The Harvard Law School Library staff invites you to attend a book talk and discussion by Professor Charles J. Ogletree Jr. with co-editor, Professor Kimberly Jenkins Robinson in celebration of their recently published book, The Enduring Legacy of Rodriguez: Creating New Pathways to Equal Educational Opportunity (Harvard Education Press).
Wednesday, October 14, 2015, 12:00 noon.
Harvard Law School Room WCC 2036 Milstein East C (Directions)
Sponsored by the Harvard Law School Library.
Lunch will be served.
“In this ambitious volume, leading legal and educational scholars examine San Antonio Independent School District v. Rodriguez (1973), the landmark US Supreme Court decision that held that the Constitution does not guarantee equality of educational opportunity. Charles J. Ogletree, Jr., and Kimberly Jenkins Robinson have brought together a host of experts in their field to examine the road that led up to the Rodriguez decision, assess the successes and failures of the reforms that followed in its wake, and lay out an array of creative strategies for addressing the ongoing inequality of resources and socioeconomic segregation that perpetuate the inequity of opportunity in education.
Successive waves of school reform efforts have failed to counteract the pernicious effects of inequality on student learning and achievement. The widely perceived exhaustion of these conventional approaches has led to a renewed interest in the Rodriguez decision and its impact on efforts to improve educational opportunity and outcomes for all students. A timely volume, The Enduring Legacy of Rodriguez makes a comprehensive statement that will inform research and reform for the next generation of scholars, educators, lawyers, and policy makers.” — Harvard Education Press
Charles Ogletree, the Harvard Law School Jesse Climenko Professor of Law, and Founding and Executive Director of the Charles Hamilton Houston Institute for Race and Justice, is a prominent legal theorist who has made an international reputation by taking a hard look at complex issues of law and by working to secure the rights guaranteed by the Constitution for everyone equally under the law. Professor Ogletree opened the offices of The Charles Hamilton Houston Institute for Race and Justice (www.charleshamiltonhouston.org) in September 2005 as a tribute to the legendary civil rights lawyer and mentor and teacher of such great civil rights lawyers as Thurgood Marshall and Oliver Hill. The Institute has engaged in a wide range of important educational, legal, and policy issues over the past 6 years.

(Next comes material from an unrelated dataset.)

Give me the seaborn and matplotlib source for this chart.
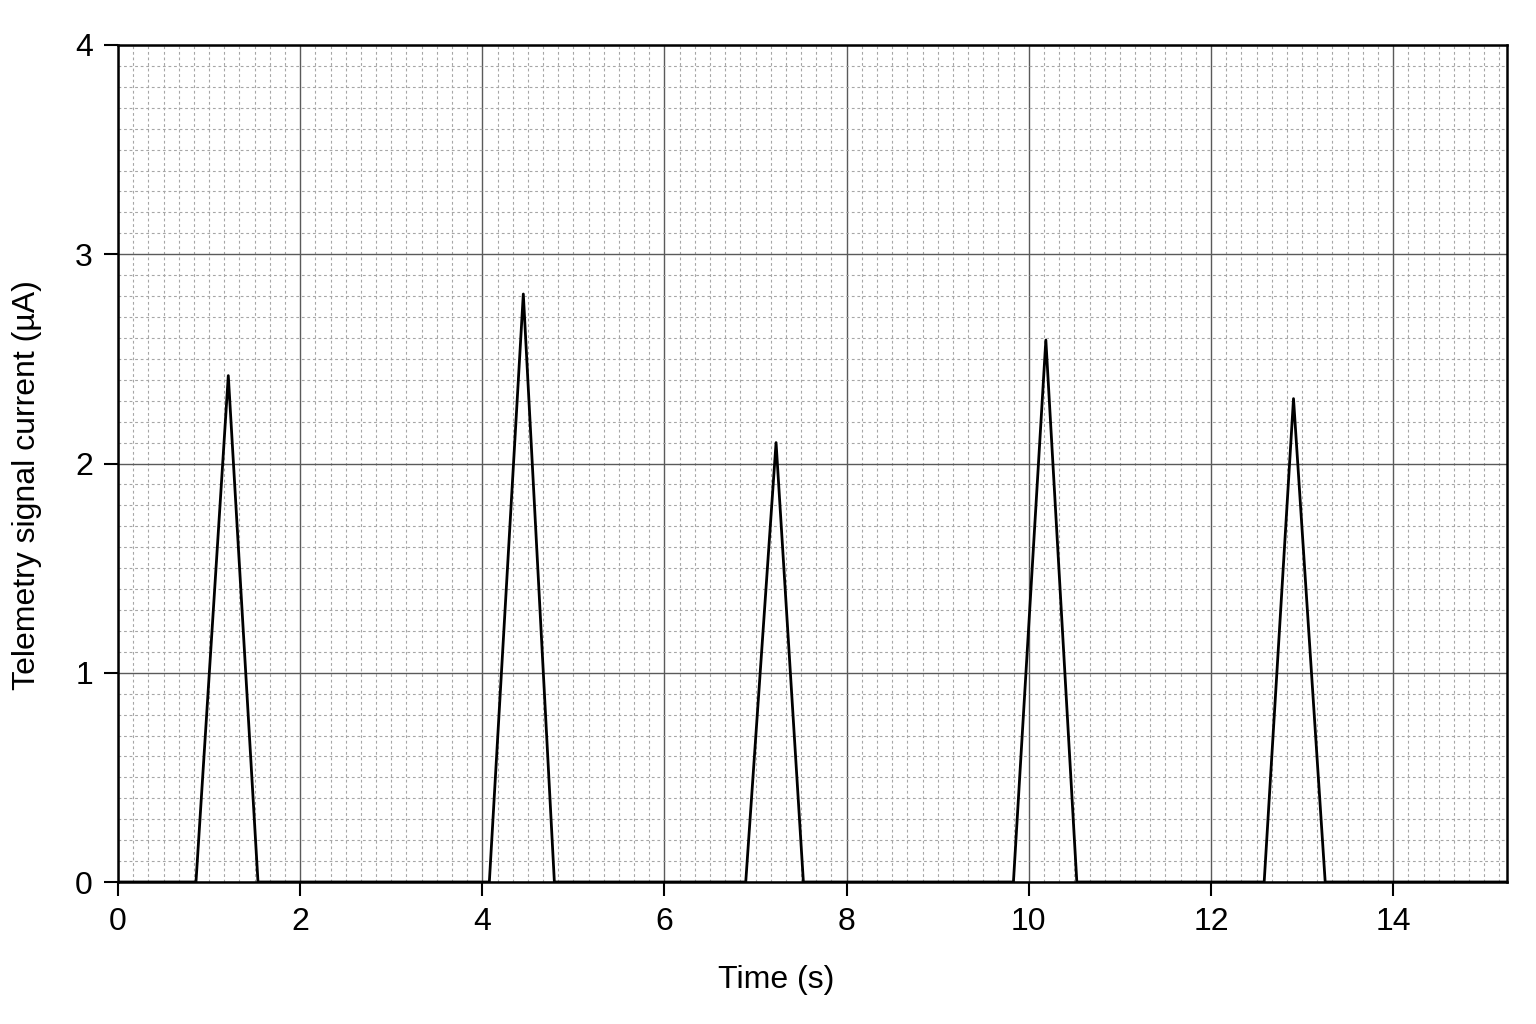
import numpy as np
import pandas as pd
import matplotlib
matplotlib.use("Agg")
import matplotlib.pyplot as plt
from matplotlib.ticker import MultipleLocator
import seaborn as sns

# Pulse data (time in s, current in uA)
pulse_start = [0.856, 4.077, 6.892, 9.831, 12.584]
pulse_peak_t = [1.211, 4.450, 7.225, 10.187, 12.906]
pulse_end = [1.537, 4.791, 7.525, 10.527, 13.254]
pulse_height = [2.42, 2.81, 2.10, 2.59, 2.31]
t_first = 0.0
t_last = 15.25

xticks = [0, 2, 4, 6, 8, 10, 12, 14]
yticks = [0, 1, 2, 3, 4]

# Build the trace from the read vertices
times = [t_first]
values = [0.0]
for s, p, e, h in zip(pulse_start, pulse_peak_t, pulse_end, pulse_height):
    times += [s, p, e]
    values += [0.0, h, 0.0]
times.append(t_last)
values.append(0.0)
df = pd.DataFrame({"Time (s)": times, "Current": values})

sns.set_theme(style="white")
plt.rcParams["font.family"] = ["Liberation Sans", "DejaVu Sans"]

fig = plt.figure(figsize=(15.36, 10.24), dpi=100)
ax = fig.add_axes([118 / 1536, 1 - 882 / 1024, (1507 - 118) / 1536, (882 - 45) / 1024])

sns.lineplot(data=df, x="Time (s)", y="Current", ax=ax, color="black",
             linewidth=2.0, estimator=None, sort=False, zorder=5)

ax.set_xlim(0, t_last)
ax.set_ylim(0, 4)
ax.set_xticks(xticks)
ax.set_yticks(yticks)
ax.xaxis.set_minor_locator(MultipleLocator(1 / 6))
ax.yaxis.set_minor_locator(MultipleLocator(0.1))

ax.grid(which="major", color="#5a5a5a", linewidth=1.0, linestyle="-")
ax.grid(which="minor", color="#a6a6a6", linewidth=0.8, linestyle=(0, (2.5, 2.5)))
ax.set_axisbelow(True)

for sp in ax.spines.values():
    sp.set_color("black")
    sp.set_linewidth(1.8)

ax.tick_params(axis="both", which="major", direction="out", length=10, width=1.5,
               color="black", labelsize=23, labelcolor="black", pad=8,
               bottom=True, left=True)
ax.tick_params(axis="both", which="minor", length=0)

ax.set_xlabel("Time (s)", fontsize=23, labelpad=20, color="black")
ax.set_ylabel("Telemetry signal current (µA)", fontsize=23, labelpad=24, color="black")
ax.xaxis.label.set_x(0.474)
ax.yaxis.label.set_y(0.474)

fig.savefig("out.png", dpi=100, facecolor="white")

Professor Ogletree is the author of several important books on race and justice. One of his most recent publication is a book co-edited with Professor Austin Sarat of Amherst College entitled Life without Parole: America’s New Death Penalty? (NYU Press, 2012). Other publications include The Presumption of Guilt: The Arrest of Henry Louis Gates, Jr. and Race, Class, and Crime in America (Palgrave Macmillan, 2010). In November 2009, NYU Press published Professor Ogletree’s book, co-edited with Professor Austin Sarat, The Road to Abolition: The Future of Capital Punishment in the United States. Also edited with Austin Sarat, When Law Fails: Making Sense of Miscarriages of Justice and From Lynch Mobs to the Killing State: Race and the Death Penalty in America were published by NYU Press in January of 2009 and May of 2006 respectively. His historical memoir, All Deliberate Speed: Reflections on the First Half-Century of Brown v. Board of Education, was published by W.W. Norton & Company in April 2004. Professor Ogletree also co-authored Beyond the Rodney King Story: An Investigation of Police Conduct in Minority Communities (Northeastern University Press 1995).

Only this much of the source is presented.